▶ SHORT EXERCISE: Output the material below unchanged, apart from leaving out the pictures.

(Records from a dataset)
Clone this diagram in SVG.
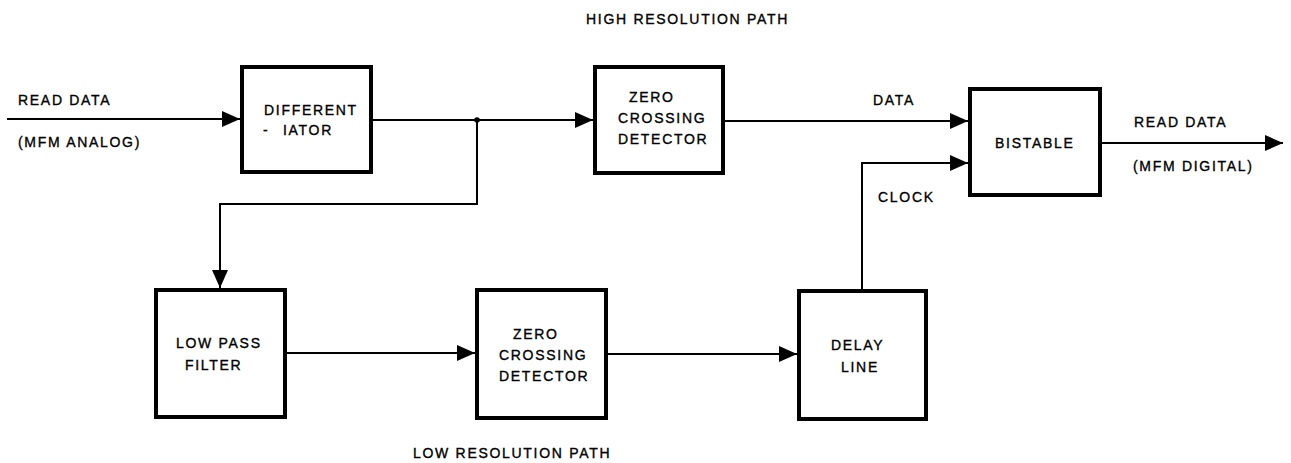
<svg xmlns="http://www.w3.org/2000/svg" width="1291" height="463" viewBox="0 0 1291 463">
  <style>
    .box { fill: #ffffff; stroke: #000000; stroke-width: 4; }
    .wire { fill: none; stroke: #000000; stroke-width: 2; }
    text { font-family: "Liberation Sans", Arial, Helvetica, sans-serif; font-size: 14px; letter-spacing: 1.7px; fill: #000000; stroke: #000000; stroke-width: 0.35; }
  </style>
  <defs>
    <marker id="arrow" viewBox="0 0 18 16" refX="18" refY="8" markerWidth="18" markerHeight="16" markerUnits="userSpaceOnUse" orient="auto">
      <path d="M0,0 L18,8 L0,16 z" fill="#000000"/>
    </marker>
  </defs>

  <rect width="1291" height="463" fill="#ffffff"/>

  <!-- path titles and signal labels -->
  <g id="labels">
    <text x="586" y="24">HIGH RESOLUTION PATH</text>
    <text x="413" y="458">LOW RESOLUTION PATH</text>
    <text x="18" y="105">READ DATA</text>
    <text x="18" y="147">(MFM ANALOG)</text>
    <text x="873" y="105">DATA</text>
    <text x="878" y="202">CLOCK</text>
    <text x="1134" y="127">READ DATA</text>
    <text x="1133" y="171">(MFM DIGITAL)</text>
  </g>

  <!-- signal connections -->
  <g id="connectors">
    <path class="wire" d="M7,119 H240" marker-end="url(#arrow)"/>
    <path class="wire" d="M373,120 H593" marker-end="url(#arrow)"/>
    <path class="wire" d="M477,120 V204 H220 V288" marker-end="url(#arrow)"/>
    <circle cx="477" cy="120" r="2.8" fill="#000000"/>
    <path class="wire" d="M725,121 H968" marker-end="url(#arrow)"/>
    <path class="wire" d="M287,353 H475" marker-end="url(#arrow)"/>
    <path class="wire" d="M608,354 H797" marker-end="url(#arrow)"/>
    <path class="wire" d="M862,289 V163 H968" marker-end="url(#arrow)"/>
    <path class="wire" d="M1102,143 H1283" marker-end="url(#arrow)"/>
  </g>

  <g id="differentiator">
    <rect class="box" x="242" y="67" width="129" height="105"/>
    <text x="264" y="115">DIFFERENT</text>
    <text x="263" y="135">-</text>
    <text x="283" y="135">IATOR</text>
  </g>

  <g id="zero-crossing-high">
    <rect class="box" x="595" y="67" width="128" height="106"/>
    <text x="629" y="102">ZERO</text>
    <text x="618" y="123">CROSSING</text>
    <text x="618" y="144">DETECTOR</text>
  </g>

  <g id="bistable">
    <rect class="box" x="970" y="89" width="130" height="106"/>
    <text x="995" y="148">BISTABLE</text>
  </g>

  <g id="low-pass-filter">
    <rect class="box" x="156" y="290" width="129" height="127"/>
    <text x="176" y="348">LOW PASS</text>
    <text x="185" y="370">FILTER</text>
  </g>

  <g id="zero-crossing-low">
    <rect class="box" x="477" y="290" width="129" height="128"/>
    <text x="513" y="339">ZERO</text>
    <text x="499" y="360">CROSSING</text>
    <text x="499" y="381">DETECTOR</text>
  </g>

  <g id="delay-line">
    <rect class="box" x="799" y="291" width="127" height="128"/>
    <text x="831" y="350">DELAY</text>
    <text x="841" y="372">LINE</text>
  </g>
</svg>
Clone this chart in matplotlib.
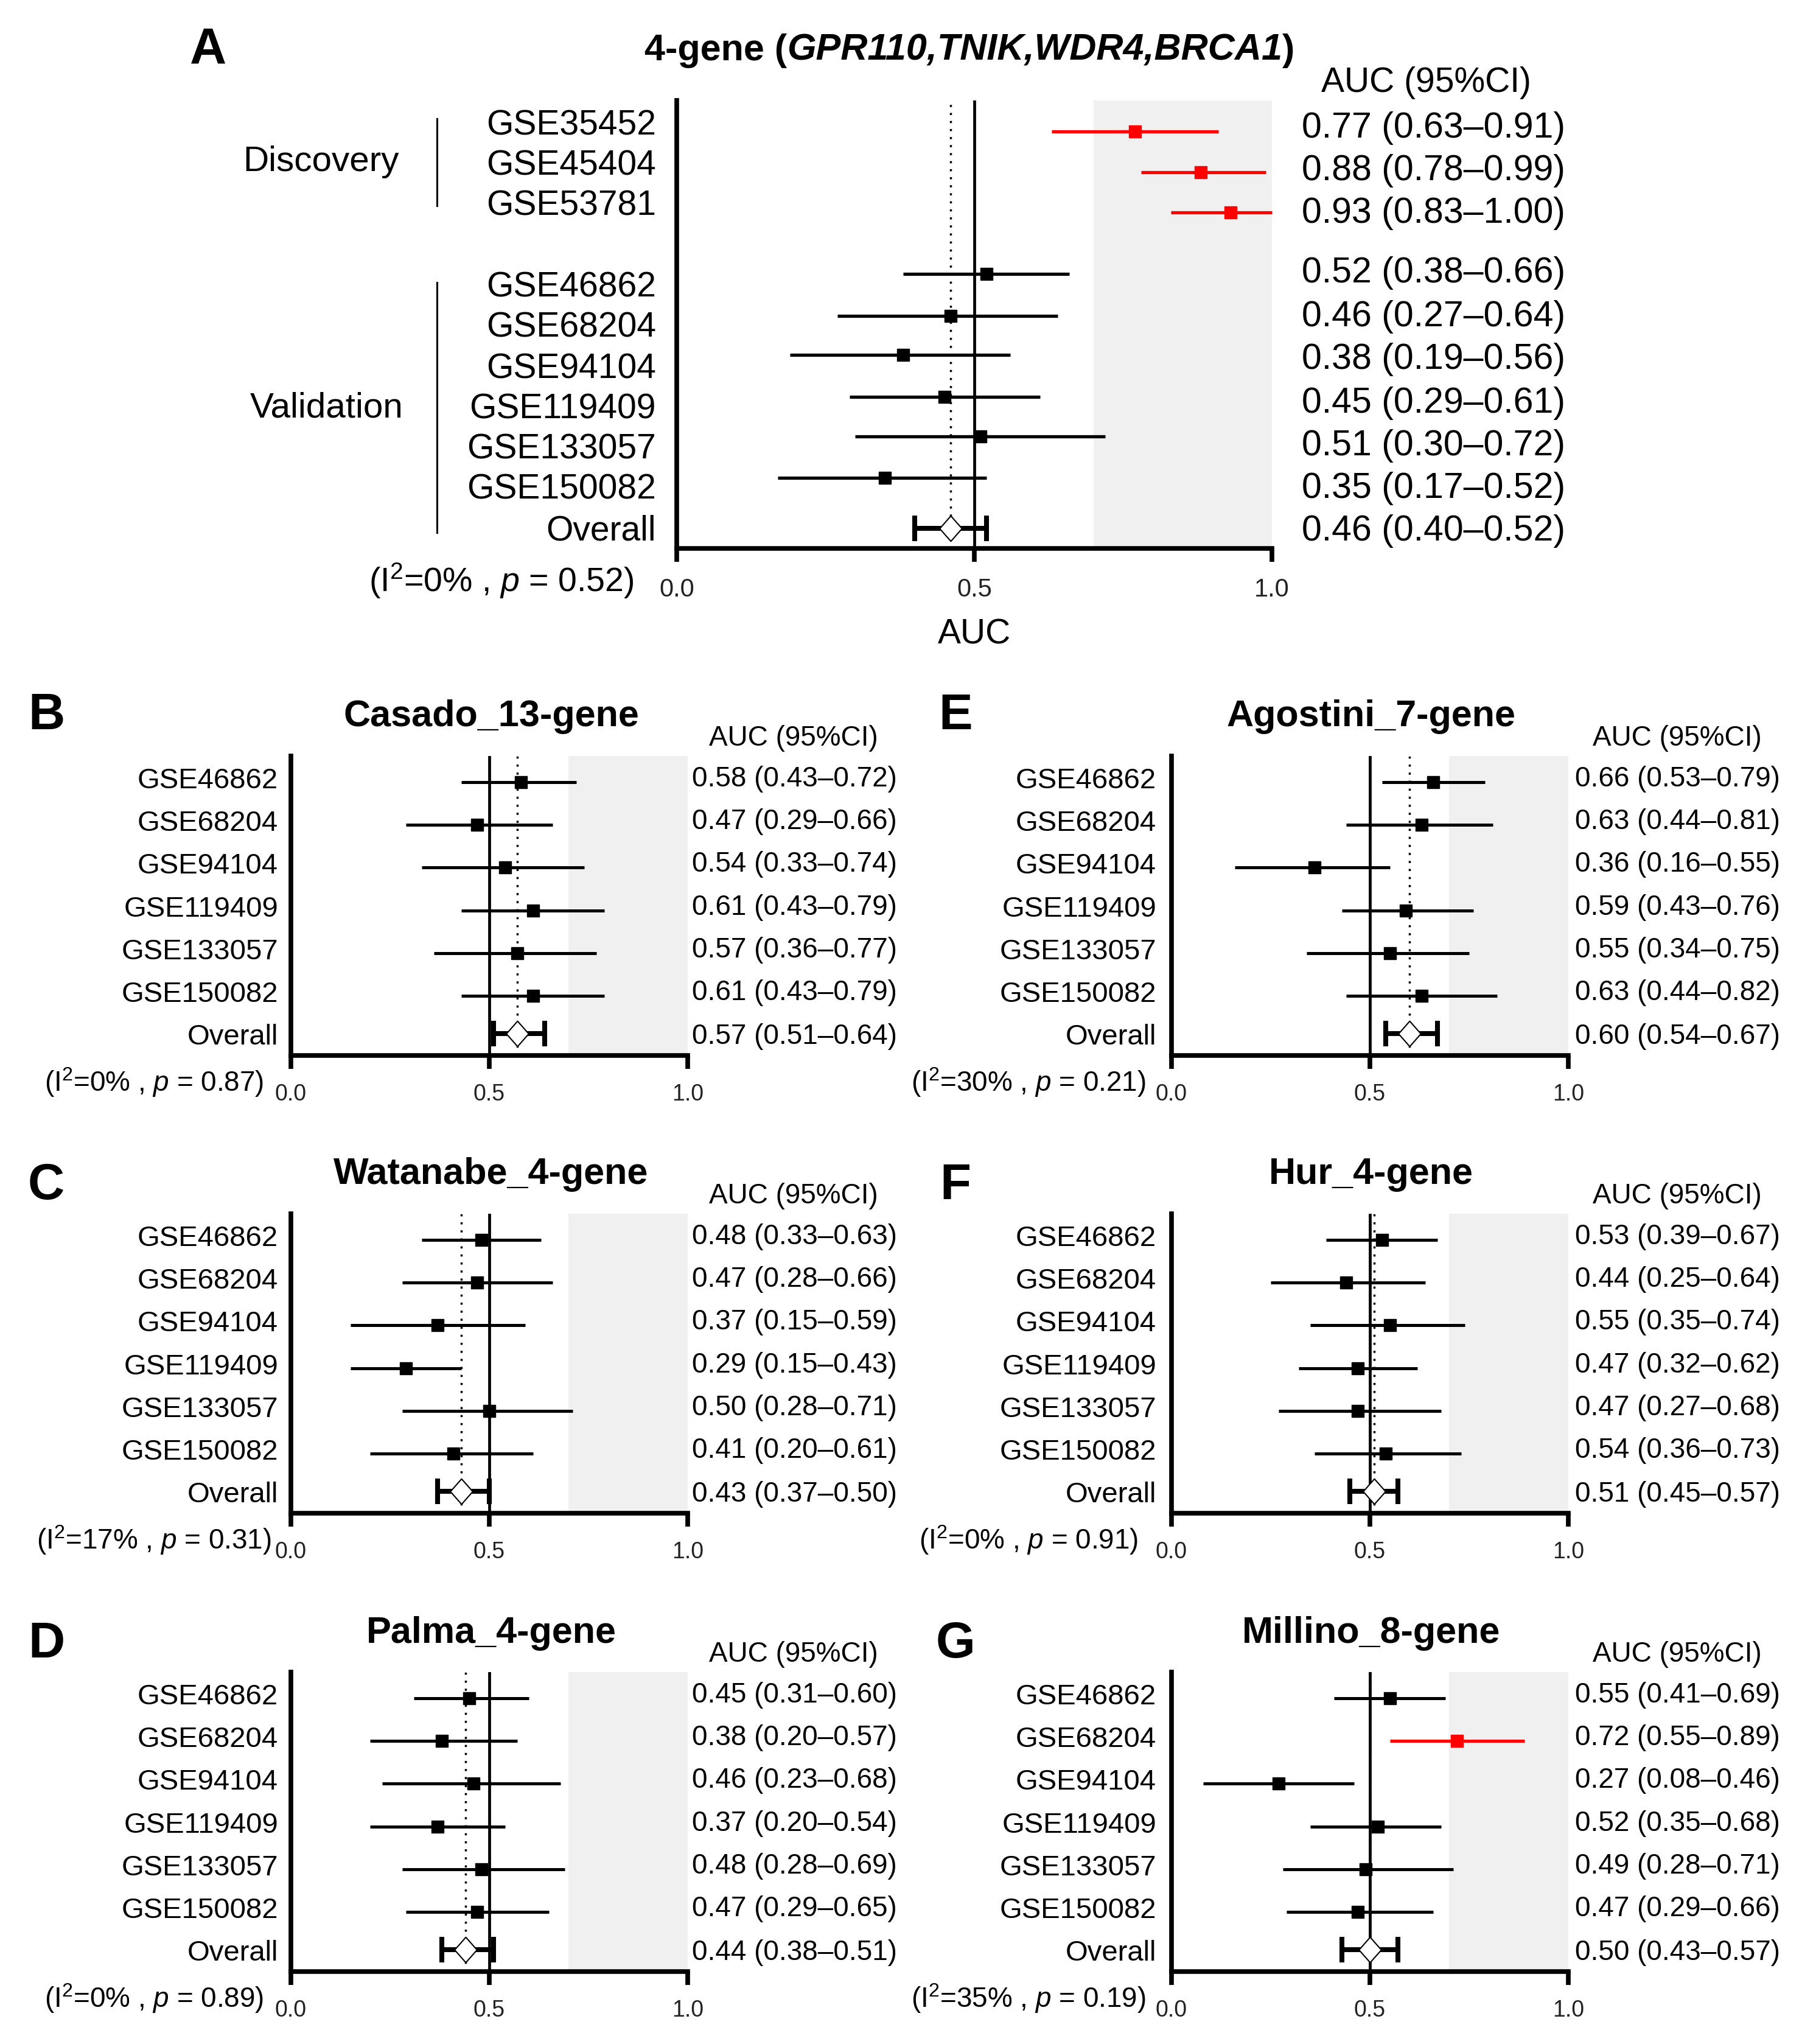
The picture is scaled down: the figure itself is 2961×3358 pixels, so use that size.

▶ RESPONSE TO THE EXERCISE:
Clone this diagram in SVG.
<svg xmlns="http://www.w3.org/2000/svg" width="1291" height="463" viewBox="0 0 1291 463">
  <style>
    .box { fill: #ffffff; stroke: #000000; stroke-width: 4; }
    .wire { fill: none; stroke: #000000; stroke-width: 2; }
    text { font-family: "Liberation Sans", Arial, Helvetica, sans-serif; font-size: 14px; letter-spacing: 1.7px; fill: #000000; stroke: #000000; stroke-width: 0.35; }
  </style>
  <defs>
    <marker id="arrow" viewBox="0 0 18 16" refX="18" refY="8" markerWidth="18" markerHeight="16" markerUnits="userSpaceOnUse" orient="auto">
      <path d="M0,0 L18,8 L0,16 z" fill="#000000"/>
    </marker>
  </defs>

  <rect width="1291" height="463" fill="#ffffff"/>

  <!-- path titles and signal labels -->
  <g id="labels">
    <text x="586" y="24">HIGH RESOLUTION PATH</text>
    <text x="413" y="458">LOW RESOLUTION PATH</text>
    <text x="18" y="105">READ DATA</text>
    <text x="18" y="147">(MFM ANALOG)</text>
    <text x="873" y="105">DATA</text>
    <text x="878" y="202">CLOCK</text>
    <text x="1134" y="127">READ DATA</text>
    <text x="1133" y="171">(MFM DIGITAL)</text>
  </g>

  <!-- signal connections -->
  <g id="connectors">
    <path class="wire" d="M7,119 H240" marker-end="url(#arrow)"/>
    <path class="wire" d="M373,120 H593" marker-end="url(#arrow)"/>
    <path class="wire" d="M477,120 V204 H220 V288" marker-end="url(#arrow)"/>
    <circle cx="477" cy="120" r="2.8" fill="#000000"/>
    <path class="wire" d="M725,121 H968" marker-end="url(#arrow)"/>
    <path class="wire" d="M287,353 H475" marker-end="url(#arrow)"/>
    <path class="wire" d="M608,354 H797" marker-end="url(#arrow)"/>
    <path class="wire" d="M862,289 V163 H968" marker-end="url(#arrow)"/>
    <path class="wire" d="M1102,143 H1283" marker-end="url(#arrow)"/>
  </g>

  <g id="differentiator">
    <rect class="box" x="242" y="67" width="129" height="105"/>
    <text x="264" y="115">DIFFERENT</text>
    <text x="263" y="135">-</text>
    <text x="283" y="135">IATOR</text>
  </g>

  <g id="zero-crossing-high">
    <rect class="box" x="595" y="67" width="128" height="106"/>
    <text x="629" y="102">ZERO</text>
    <text x="618" y="123">CROSSING</text>
    <text x="618" y="144">DETECTOR</text>
  </g>

  <g id="bistable">
    <rect class="box" x="970" y="89" width="130" height="106"/>
    <text x="995" y="148">BISTABLE</text>
  </g>

  <g id="low-pass-filter">
    <rect class="box" x="156" y="290" width="129" height="127"/>
    <text x="176" y="348">LOW PASS</text>
    <text x="185" y="370">FILTER</text>
  </g>

  <g id="zero-crossing-low">
    <rect class="box" x="477" y="290" width="129" height="128"/>
    <text x="513" y="339">ZERO</text>
    <text x="499" y="360">CROSSING</text>
    <text x="499" y="381">DETECTOR</text>
  </g>

  <g id="delay-line">
    <rect class="box" x="799" y="291" width="127" height="128"/>
    <text x="831" y="350">DELAY</text>
    <text x="841" y="372">LINE</text>
  </g>
</svg>
Clone this chart in matplotlib.
The picture is scaled down: the figure itself is 2961×3358 pixels, so use that size.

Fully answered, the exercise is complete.